Numerical Investigation of Vertical Cavity Lasers with Subwavelength Gratings Using the Fourier Modal Method

TL;DR

This paper demonstrates the effectiveness of the Fourier modal method for analyzing vertical cavity lasers with subwavelength gratings, comparing techniques for resonance and Q-factor calculations, and proposing methods for efficient simulation and design optimization.

Contribution

It introduces a comparative analysis of resonance and Q-factor determination methods, advocates the Fabry-Perot approach for efficiency, and suggests a dimensional reduction technique for faster simulations.

Findings

Fabry-Perot approach is most efficient for resonance and Q-factor calculations.

Uncertainty in Q-factor estimation can be significantly larger than in resonance frequency.
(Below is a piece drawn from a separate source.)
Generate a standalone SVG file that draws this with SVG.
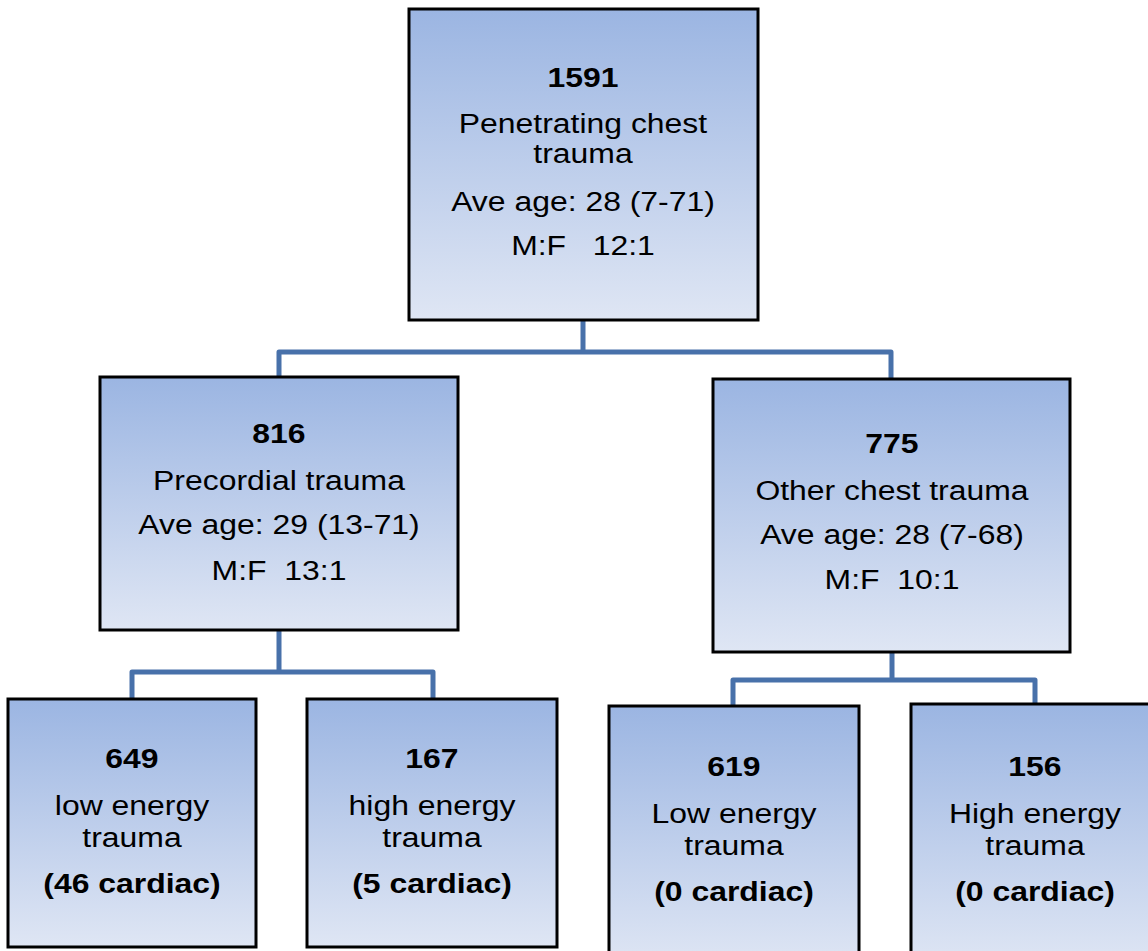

Adiabatic heterostructures reduce cavity scattering loss compared to abrupt structures.

Abstract

We show the strength of the Fourier modal method (FMM) for numerically investigating the optical properties of vertical cavities including subwavelength gratings. Three different techniques for determining the resonance frequency and Q-factor of a cavity mode are compared. Based on that, the Fabry-Perot approach has been chosen due to its numerical efficiency. The computational uncertainty in determining the resonance frequency and Q-factor is investigated, showing that the uncertainty in the Q-factor calculation can be a few orders of magnitude larger than that in the resonance frequency calculation. Moreover, a method for reducing 3D simulations to lower-dimensional simulations is suggested, and is shown to enable approximate and fast simulations of certain device parameters. Numerical calculation of the cavity dispersion, which is an important characteristic of vertical cavities, is illustrated. By employing the implemented FMM, it is shown that adiabatic heterostructures designs are advantageous compared to abrupt heterostructures for minimizing the cavity scattering loss.